* start DATASET RECORDS *

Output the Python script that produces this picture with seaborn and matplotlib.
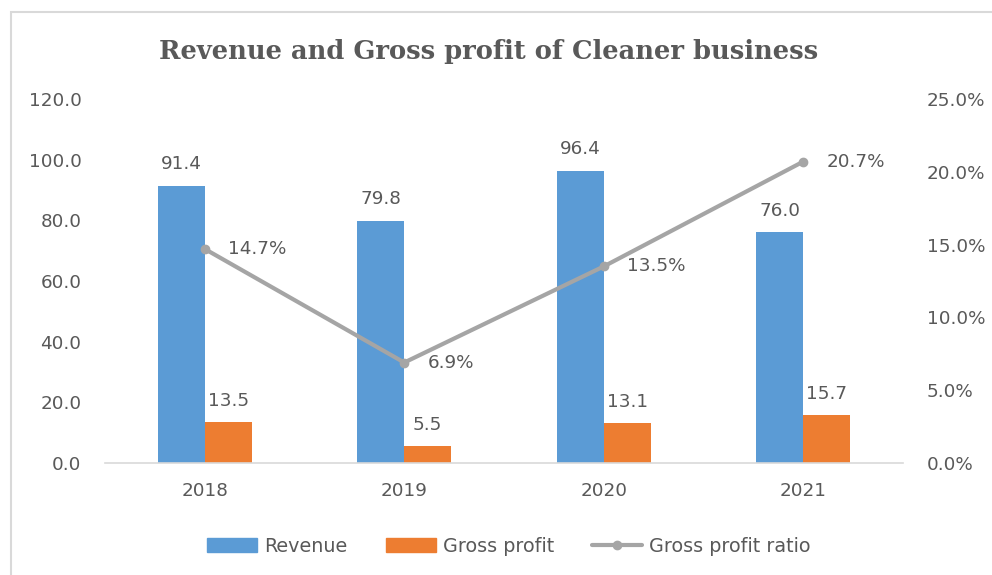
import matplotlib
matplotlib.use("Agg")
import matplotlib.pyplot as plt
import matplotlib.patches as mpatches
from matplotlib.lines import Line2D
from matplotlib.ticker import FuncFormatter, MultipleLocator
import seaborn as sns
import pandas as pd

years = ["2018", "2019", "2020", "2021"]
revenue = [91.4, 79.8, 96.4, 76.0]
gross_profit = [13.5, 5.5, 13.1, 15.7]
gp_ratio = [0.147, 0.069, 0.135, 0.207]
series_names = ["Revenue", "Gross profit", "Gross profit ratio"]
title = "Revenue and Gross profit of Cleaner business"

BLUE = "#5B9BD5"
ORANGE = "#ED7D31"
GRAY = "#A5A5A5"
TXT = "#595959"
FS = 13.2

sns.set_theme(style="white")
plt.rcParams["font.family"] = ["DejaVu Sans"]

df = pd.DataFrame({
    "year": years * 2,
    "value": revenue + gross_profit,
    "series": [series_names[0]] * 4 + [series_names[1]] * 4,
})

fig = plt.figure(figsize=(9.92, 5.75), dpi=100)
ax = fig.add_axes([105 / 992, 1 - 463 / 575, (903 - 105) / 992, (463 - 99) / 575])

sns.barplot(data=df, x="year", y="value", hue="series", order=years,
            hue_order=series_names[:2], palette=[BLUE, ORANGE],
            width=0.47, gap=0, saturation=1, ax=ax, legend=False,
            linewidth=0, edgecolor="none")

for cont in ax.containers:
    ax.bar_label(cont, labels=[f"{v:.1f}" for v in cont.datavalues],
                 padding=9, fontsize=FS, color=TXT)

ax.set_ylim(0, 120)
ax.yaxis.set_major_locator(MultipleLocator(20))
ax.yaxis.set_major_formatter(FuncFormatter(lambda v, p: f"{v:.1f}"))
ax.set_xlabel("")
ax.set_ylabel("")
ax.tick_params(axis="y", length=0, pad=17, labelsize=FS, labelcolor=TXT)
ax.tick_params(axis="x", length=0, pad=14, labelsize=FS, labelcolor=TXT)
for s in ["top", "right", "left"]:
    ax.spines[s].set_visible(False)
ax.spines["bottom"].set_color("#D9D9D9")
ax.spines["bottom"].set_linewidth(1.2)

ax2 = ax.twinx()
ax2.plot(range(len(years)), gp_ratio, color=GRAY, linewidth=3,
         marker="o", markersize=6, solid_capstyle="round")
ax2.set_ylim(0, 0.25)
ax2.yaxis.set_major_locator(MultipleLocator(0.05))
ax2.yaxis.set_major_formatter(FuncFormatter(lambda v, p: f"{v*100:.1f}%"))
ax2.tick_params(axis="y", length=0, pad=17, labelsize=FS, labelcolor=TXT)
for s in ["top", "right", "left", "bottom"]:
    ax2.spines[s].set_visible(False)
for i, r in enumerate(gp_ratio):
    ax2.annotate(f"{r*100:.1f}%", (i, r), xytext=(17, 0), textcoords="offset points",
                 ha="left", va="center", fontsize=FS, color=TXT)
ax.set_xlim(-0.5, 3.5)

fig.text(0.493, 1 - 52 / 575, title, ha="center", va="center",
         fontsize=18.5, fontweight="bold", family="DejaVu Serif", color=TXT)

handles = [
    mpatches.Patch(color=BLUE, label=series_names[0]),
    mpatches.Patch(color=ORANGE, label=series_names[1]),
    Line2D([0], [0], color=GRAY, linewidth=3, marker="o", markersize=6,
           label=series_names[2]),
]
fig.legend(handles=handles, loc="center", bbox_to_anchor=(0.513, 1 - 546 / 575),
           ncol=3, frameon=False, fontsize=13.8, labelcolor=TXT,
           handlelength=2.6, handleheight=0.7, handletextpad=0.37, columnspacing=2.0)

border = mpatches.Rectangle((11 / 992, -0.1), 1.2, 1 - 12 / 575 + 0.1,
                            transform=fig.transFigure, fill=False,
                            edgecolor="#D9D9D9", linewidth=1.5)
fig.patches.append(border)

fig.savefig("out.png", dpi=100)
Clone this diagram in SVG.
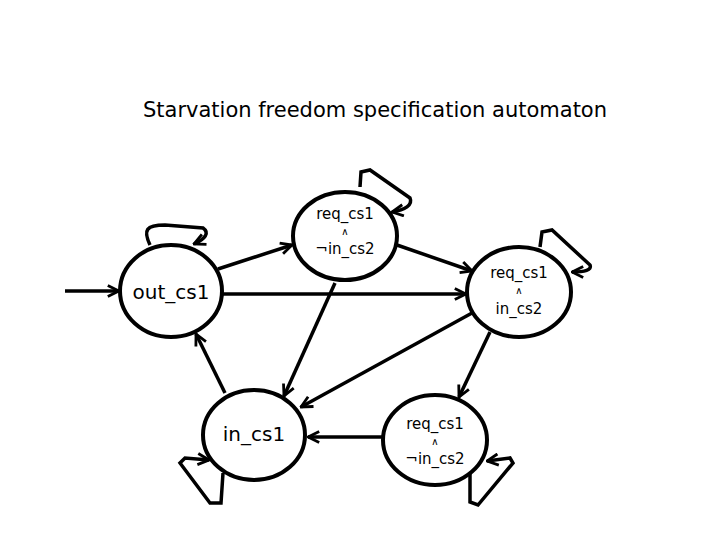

* end DATASET RECORDS *

Leave out the pictures. Transcribe only the lines above, from the first through the one that contains "import pandas as pd".

Output the Python script that produces this picture with seaborn and matplotlib.
import matplotlib
matplotlib.use("Agg")
import matplotlib.pyplot as plt
import matplotlib.patches as mpatches
from matplotlib.lines import Line2D
from matplotlib.ticker import FuncFormatter, MultipleLocator
import seaborn as sns
import pandas as pd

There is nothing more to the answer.